The available aggregation functions cover common statistical operations: count for counting records, sum and avg for numerical aggregations, min and max for finding extremes, and stddev and variance for statistical analysis. Each aggregation operates on a specific column, allowing you to compute statistics for any field in your models.

Here’s how to define aggregations:

from mdmodels.sql.aggregation import Aggregation

aggregations = [
    Aggregation(function="count", column="id")
]

MCP Configuration

You can customize the behavior of MCP tools for individual models by providing a config parameter to create_mcp_tools. This allows you to control which tools are generated, customize tool descriptions, and configure model-specific behavior.

from mdmodels.mcp import create_mcp_tools, MCPConfig

app = FastMCP("mdmodels")

create_mcp_tools(
    app=app,
    db=db,
    config={
        "Molecule": MCPConfig(
            description="Create a new molecule with chemical properties.",
            allow_create=True,
        ),
        "Reaction": MCPConfig(
            description="Create a chemical reaction with educts and products.",
            allow_create=True,
        ),
        "Experiment": MCPConfig(
            allow_create=False,  # Disable upsert tool for this model
        ),
    },
)

The config parameter accepts a dictionary mapping model names (as strings) to MCPConfig instances. Each MCPConfig supports the following properties:

description (Optional[str]): Custom tool description for the model’s upsert tool. Tool descriptions are crucial for language models—they help the model understand what each tool does and when to use it.
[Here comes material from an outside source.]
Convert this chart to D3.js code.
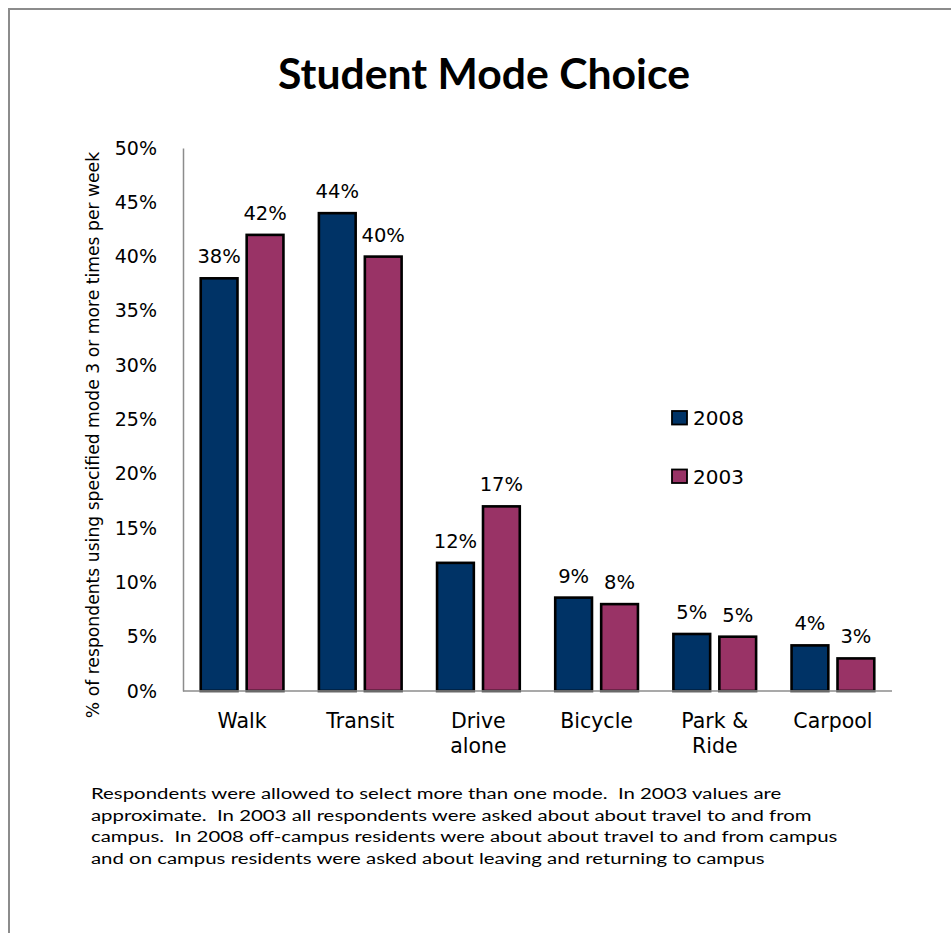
<!DOCTYPE html>
<html>
<head>
<meta charset="utf-8">
<script src="https://cdn.jsdelivr.net/npm/d3@7"></script>
<style>
  html, body { margin: 0; padding: 0; background: #fff; }
  svg { display: block; }
  text { white-space: pre; }
</style>
</head>
<body>
<svg id="chart" width="951" height="933"></svg>
<script>
const categories = [["Walk"], ["Transit"], ["Drive", "alone"], ["Bicycle"], ["Park &", "Ride"], ["Carpool"]];
const seriesNames = ["2008", "2003"];
const values2008 = [38, 44, 11.8, 8.6, 5.25, 4.2];
const values2003 = [42, 40, 17, 8, 5, 3];
const labels2008 = ["38%", "44%", "12%", "9%", "5%", "4%"];
const labels2003 = ["42%", "40%", "17%", "8%", "5%", "3%"];
const yTicks = [0, 5, 10, 15, 20, 25, 30, 35, 40, 45, 50];
const colors = ["#003366", "#993366"];
const title = "Student Mode Choice";
const yTitle = "% of respondents using specified mode 3 or more times per week";
const footnote = [
  "Respondents were allowed to select more than one mode.  In 2003 values are",
  "approximate.  In 2003 all respondents were asked about about travel to and from",
  "campus.  In 2008 off-campus residents were about about travel to and from campus",
  "and on campus residents were asked about leaving and returning to campus"
];

(function () {
const svg = d3.select("#chart");
const labelFont = "'DejaVu Sans', Verdana, sans-serif";
const noteFont = "Lato, 'Open Sans', sans-serif";

// outer border
svg.append("rect").attr("x", 9).attr("y", 9).attr("width", 960).attr("height", 960)
  .attr("fill", "none").attr("stroke", "#8c8c8c").attr("stroke-width", 2);

const pLeft = 183, pRight = 892, pTop = 148, pBottom = 691;
const y = d3.scaleLinear().domain([0, 50]).range([pBottom, pTop]);
const x = d3.scaleBand().domain(d3.range(categories.length)).range([pLeft, pRight])
  .paddingInner(0.3).paddingOuter(0.15);
const xs = d3.scaleBand().domain(seriesNames).range([0, x.bandwidth()]).paddingInner(0.2);

// title
const t = svg.append("text").attr("x", 484).attr("y", 89).attr("text-anchor", "middle")
  .attr("font-family", noteFont).attr("font-weight", "bold").attr("font-size", 32)
  .attr("fill", "#000").text(title);
{
  const w = t.node().getComputedTextLength();
  t.attr("font-size", 32 * 412 / w);
}

// y axis
const yAxis = svg.append("g").attr("transform", `translate(${pLeft},0)`)
  .call(d3.axisLeft(y).tickValues(yTicks).tickFormat(d => d + "%").tickSize(0).tickPadding(26));
yAxis.select(".domain").attr("stroke", "#8c8c8c").attr("stroke-width", 1.5);
yAxis.selectAll("text").attr("font-family", labelFont).attr("font-size", 19).attr("fill", "#000");

// y title
svg.append("text").attr("transform", "translate(99,435) rotate(-90)")
  .attr("text-anchor", "middle").attr("font-family", labelFont).attr("font-size", 17.2)
  .attr("fill", "#000").text(yTitle);

// bars
const data = categories.map((c, i) => ({
  i, vals: [
    { s: seriesNames[0], v: values2008[i], l: labels2008[i], c: colors[0] },
    { s: seriesNames[1], v: values2003[i], l: labels2003[i], c: colors[1] }
  ]
}));
const groups = svg.append("g").selectAll("g").data(data).join("g")
  .attr("transform", d => `translate(${x(d.i)},0)`);
groups.selectAll("rect").data(d => d.vals).join("rect")
  .attr("x", d => xs(d.s)).attr("width", xs.bandwidth())
  .attr("y", d => y(d.v)).attr("height", d => pBottom - y(d.v))
  .attr("fill", d => d.c).attr("stroke", "#000").attr("stroke-width", 2.6);
groups.selectAll("text.val").data(d => d.vals).join("text").attr("class", "val")
  .attr("x", d => xs(d.s) + xs.bandwidth() / 2).attr("y", d => y(d.v) - 15)
  .attr("text-anchor", "middle").attr("font-family", labelFont).attr("font-size", 19.5)
  .attr("fill", "#000").text(d => d.l);

// x axis line
svg.append("line").attr("x1", pLeft).attr("x2", pRight).attr("y1", pBottom).attr("y2", pBottom)
  .attr("stroke", "#8c8c8c").attr("stroke-width", 1.5);

// x labels
const xl = svg.append("g").selectAll("text").data(categories).join("text")
  .attr("x", (d, i) => x(i) + x.bandwidth() / 2).attr("y", 727.5)
  .attr("text-anchor", "middle").attr("font-family", labelFont).attr("font-size", 20.5).attr("fill", "#000");
xl.selectAll("tspan").data(d => d).join("tspan")
  .attr("x", function () { return this.parentNode.getAttribute("x"); })
  .attr("dy", (d, j) => j === 0 ? 0 : 25).text(d => d);

// legend
const lg = svg.append("g").selectAll("g").data(seriesNames).join("g")
  .attr("transform", (d, i) => `translate(672,${411 + i * 58.5})`);
lg.append("rect").attr("width", 15).attr("height", 13.5)
  .attr("fill", (d, i) => colors[i]).attr("stroke", "#000").attr("stroke-width", 1.8);
lg.append("text").attr("x", 21).attr("y", 7).attr("dy", "0.35em")
  .attr("font-family", labelFont).attr("font-size", 20).attr("fill", "#000").text(d => d);

// footnote (Calibri-like: compress horizontally to match width)
const fnSize = 15.5;
const fn = svg.append("g").selectAll("text").data(footnote).join("text")
  .attr("x", 0).attr("y", 0)
  .attr("font-family", noteFont).attr("font-size", fnSize).attr("fill", "#000").text(d => d);
const w3 = fn.nodes()[2].getComputedTextLength();
const sx = 747 / w3;
fn.attr("transform", (d, i) => `translate(91,${799 + i * 21.5}) scale(${sx},1)`);
})();
</script>
</body>
</html>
If not provided, MD-Models generates a generic description. Custom descriptions should be clear and concise, explaining what the tool does and what kind of data it expects. They should mention the model’s purpose, key fields, and any important relationships or constraints.
allow_create (bool): Controls whether an Upsert_<ModelName> tool is generated for this model. Defaults to False. Set to True to enable upsert/write capability for specific models.

Upsert Input Semantics

When calling Upsert_<ModelName> tools, payload items follow these rules:

Use top-level row_pk to target an existing row for update.
If row_pk is omitted, the tool follows create behavior.
If both model primary key and row_pk are provided and disagree, the operation fails.
For related fields, provide ChildRef values: {"row_pk": <id>}.
For array relationships on existing rows, input refs are merged with existing refs (append+dedupe).

This keeps write behavior explicit and reduces accidental link corruption from guessed or stale IDs.

Complete Example

Here’s a complete example:

from fastmcp import FastMCP
from mdmodels import DataModel, mcp, sql

# Load data model and create database connection
model = DataModel.from_markdown("model.md")

db = sql.DatabaseConnector(library=model, **database_config)
# Creates tables and returns SQLModel classes
db_models = db.create_tables()

# Initialize FastMCP app
app = FastMCP("mdmodels")

# Register MCP tools
mcp.create_mcp_tools(
    app=app,
    db=db,
    config={
        "Molecule": mcp.MCPConfig(allow_create=True),
        "Reaction": mcp.MCPConfig(allow_create=True),
    },
)

# Run the server
if __name__ == "__main__":
    app.run("stdio")

This creates a fully functional MCP server with tools for every model. Language models can connect and use the tools for schema introspection, upsert operations, querying, and aggregation. The server runs in stdio mode, which is the standard for MCP servers, allowing it to communicate with MCP clients through standard input/output streams.

Once running, the MCP server exposes all generated tools to connected language models. The models can discover available tools through introspection, understand their parameters through the JSON schemas, and use them to interact with your database. This enables AI-powered applications to autonomously work with your data, performing complex operations like creating related records, querying with filters, and computing aggregations—all without requiring manual SQL queries or custom API endpoints.

The MCP protocol ensures that tool invocations are properly structured and validated, and the FastMCP framework handles the communication protocol details, allowing you to focus on defining your data models and letting MD-Models generate the tools automatically.